Havas mencontohkan bagaimana keputusan politik di satu kawasan langsung memukul ekonomi negara lain, termasuk Indonesia. Keputusan Iran menutup pelabuhan, misalnya, menyebabkan lonjakan biaya asuransi dan sewa kapal, yang pada akhirnya meningkatkan biaya logistik global.
“Ketika Ukraina diserang, kita baru sadar bahwa lebih dari 50 persen gandum kita berasal dari sana, dan banyak fosfat untuk pupuk kita dari Rusia. Kita dipaksa melakukan diversifikasi,” ujarnya.
Ia juga menyinggung perebutan rantai pasok semikonduktor dan mineral kritis yang kini menjadi isu geopolitik global. Dalam konteks ini, Indonesia dinilai memiliki posisi relatif kuat karena mampu melakukan hilirisasi di dalam negeri, berbeda dengan banyak negara Afrika yang hanya menjadi lokasi ekstraksi tanpa nilai tambah.
Menurut Havas, lanskap geopolitik masa kini telah berubah menjadi apa yang ia sebut sebagai “weaponization of everything," di mana hampir setiap sektor dapat dijadikan alat persaingan antarnegara. Dengan dunia yang “tidak jelas arahnya” dan sulit dinavigasi, Indonesia harus konsisten mempertahankan prinsip dasar politik luar negeri bebas aktif yang diwariskan sejak 1945.
“Dalam situasi yang sangat tidak pasti seperti ini, posisi dasar kita adalah tetap independen yaitu mampu menentukan kebijakan sendiri dan tetap aktif. Kita bukan penonton, bukan bystander. Itu fondasi diplomasi Indonesia sejak awal,” tegasnya.

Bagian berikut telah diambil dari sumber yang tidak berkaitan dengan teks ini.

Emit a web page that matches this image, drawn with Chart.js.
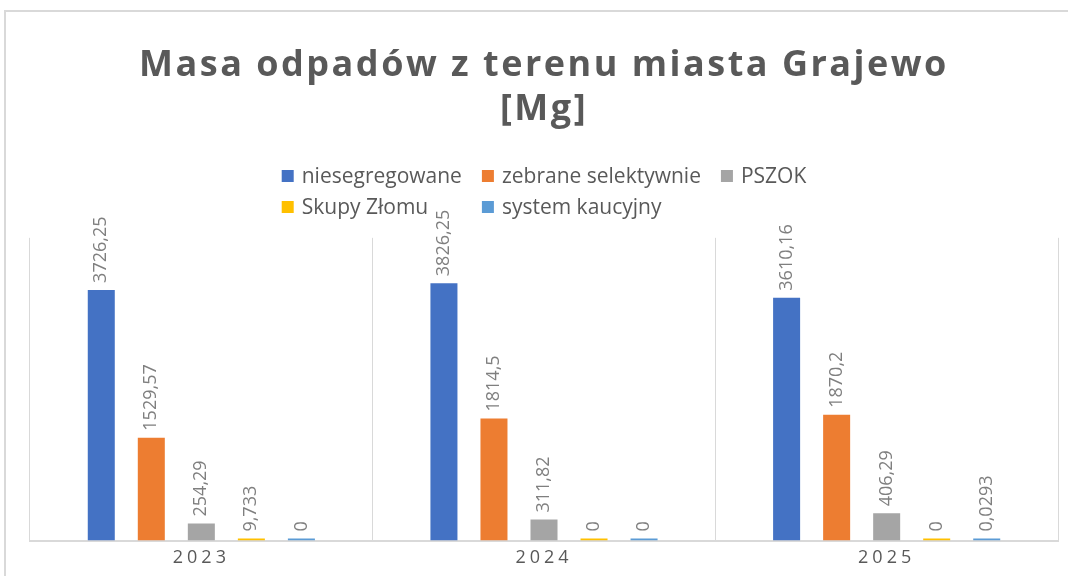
<!DOCTYPE html>
<html lang="pl">
<head>
<meta charset="UTF-8">
<title>Masa odpadów - Grajewo</title>
<script src="https://cdn.jsdelivr.net/npm/chart.js"></script>
<style>
    html, body { margin: 0; padding: 0; background: #fff; }
    /* light frame round the whole chart, like the Excel chart border */
    .frame { position: absolute; left: 4px; top: 10px; width: 1100px; height: 700px; border: 2px solid #d9d9d9; }
    .chart-box { position: absolute; left: 0; top: 0; }
</style>
</head>
<body>
<div class="frame"></div>
<div class="chart-box"><canvas id="wasteChart" width="1068" height="576"></canvas></div>

<script>
    // data
    const years = ['2023', '2024', '2025'];
    const seriesNames = ['niesegregowane', 'zebrane selektywnie', 'PSZOK', 'Skupy Złomu', 'system kaucyjny'];
    const niesegregowane = [3726.25, 3826.25, 3610.16];
    const zebraneSelektywnie = [1529.57, 1814.5, 1870.2];
    const pszok = [254.29, 311.82, 406.29];
    const skupyZlomu = [9.733, 0, 0];
    const systemKaucyjny = [0, 0, 0.0293];
    const seriesColors = ['#4472C4', '#ED7D31', '#A5A5A5', '#FFC000', '#5B9BD5'];
    const yMax = 4500;

    const seriesValues = [niesegregowane, zebraneSelektywnie, pszok, skupyZlomu, systemKaucyjny];

    // polish decimal comma
    function fmt(v) {
        return String(v).replace('.', ',');
    }

    // Chart.js has no letter spacing option, so wrap the draw call of a box
    function wrapSpacing(obj, method, spacing) {
        if (!obj || obj['_spaced_' + method]) return;
        const orig = obj[method];
        obj[method] = function (...args) {
            const ctx = this.ctx;
            ctx.save();
            ctx.letterSpacing = spacing;
            orig.apply(this, args);
            ctx.restore();
        };
        obj['_spaced_' + method] = true;
    }

    const spacingPlugin = {
        id: 'spacing',
        beforeDraw(chart) {
            wrapSpacing(chart.titleBlock, 'draw', '2.5px');
            wrapSpacing(chart.scales.x, 'drawLabels', '4px');
        }
    };

    // rotated value labels above each bar
    const valueLabels = {
        id: 'valueLabels',
        afterDatasetsDraw(chart) {
            const ctx = chart.ctx;
            ctx.save();
            ctx.font = '18px "Open Sans"';
            ctx.fillStyle = '#7f7f7f';
            ctx.textAlign = 'left';
            ctx.textBaseline = 'middle';
            chart.data.datasets.forEach((ds, i) => {
                const meta = chart.getDatasetMeta(i);
                meta.data.forEach((bar, j) => {
                    ctx.save();
                    ctx.translate(bar.x, bar.y - 7);
                    ctx.rotate(-Math.PI / 2);
                    ctx.fillText(fmt(ds.data[j]), 0, 0);
                    ctx.restore();
                });
            });
            ctx.restore();
        }
    };

    // Excel style legend: 3 per row, second row lined up with the first
    const excelLegend = {
        id: 'excelLegend',
        afterDraw(chart) {
            const ctx = chart.ctx;
            const sets = chart.data.datasets;
            const perRow = 3, box = 12, gapText = 8, gapItem = 20, rowH = 31, firstRowY = 176;
            ctx.save();
            ctx.font = '21px "Open Sans"';
            const widths = sets.map(ds => box + gapText + ctx.measureText(ds.label).width);
            const colW = [];
            widths.forEach((w, i) => {
                const c = i % perRow;
                colW[c] = Math.max(colW[c] || 0, w);
            });
            const total = colW.reduce((a, b) => a + b, 0) + gapItem * (colW.length - 1);
            const center = (chart.chartArea.left + chart.chartArea.right) / 2;
            const colX = [];
            let x = center - total / 2;
            colW.forEach((w, c) => { colX[c] = x; x += w + gapItem; });
            ctx.textAlign = 'left';
            ctx.textBaseline = 'middle';
            sets.forEach((ds, i) => {
                const cx = colX[i % perRow];
                const cy = firstRowY + Math.floor(i / perRow) * rowH;
                ctx.fillStyle = ds.backgroundColor;
                ctx.fillRect(cx, cy - box / 2, box, box);
                ctx.fillStyle = '#595959';
                ctx.fillText(ds.label, cx + box + gapText, cy + 1);
            });
            ctx.restore();
        }
    };

    const ctx = document.getElementById('wasteChart').getContext('2d');
    const wasteChart = new Chart(ctx, {
        type: 'bar',
        data: {
            labels: years,
            datasets: seriesNames.map((name, i) => ({
                label: name,
                data: seriesValues[i],
                backgroundColor: seriesColors[i],
                borderWidth: 0,
                minBarLength: 2,
                barPercentage: 0.54,
                categoryPercentage: 0.73
            }))
        },
        options: {
            responsive: false,
            animation: false,
            layout: {
                padding: { left: 30, right: 10, top: 0, bottom: 1 }
            },
            plugins: {
                legend: { display: false },
                tooltip: { enabled: false },
                title: {
                    display: true,
                    text: ['Masa odpadów z terenu miasta Grajewo', '[Mg]'],
                    color: '#595959',
                    font: { family: '"Open Sans"', size: 36, weight: 'bold', lineHeight: 1.22 },
                    padding: { top: 44, bottom: 106 }
                }
            },
            scales: {
                x: {
                    grid: { color: '#d9d9d9', lineWidth: 1, drawTicks: false, offset: true },
                    border: { color: '#d9d9d9', width: 2 },
                    ticks: {
                        color: '#595959',
                        padding: 10,
                        font: { family: '"Open Sans"', size: 18, lineHeight: 0.8 }
                    }
                },
                y: {
                    display: false,
                    min: 0,
                    max: yMax
                }
            }
        },
        plugins: [spacingPlugin, valueLabels, excelLegend]
    });
</script>
</body>
</html>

Havas menegaskan bahwa inti dari kebijakan luar negeri Indonesia tetap bertumpu pada kepentingan nasional, meski bentuknya dapat berbeda dari satu pemerintahan ke pemerintahan berikutnya. Namun arah dasarnya tetap satu: memastikan Indonesia punya ruang manuver cukup untuk bertahan dan maju di tengah dunia yang makin tidak stabil.
“Politik luar negeri bebas aktif bukan slogan. Itu instrumen navigasi agar Indonesia tidak terseret arus, tetapi mampu berdiri sebagai negara yang mandiri dan berperan,” pungkas Havas. (Kelvin Yurcel)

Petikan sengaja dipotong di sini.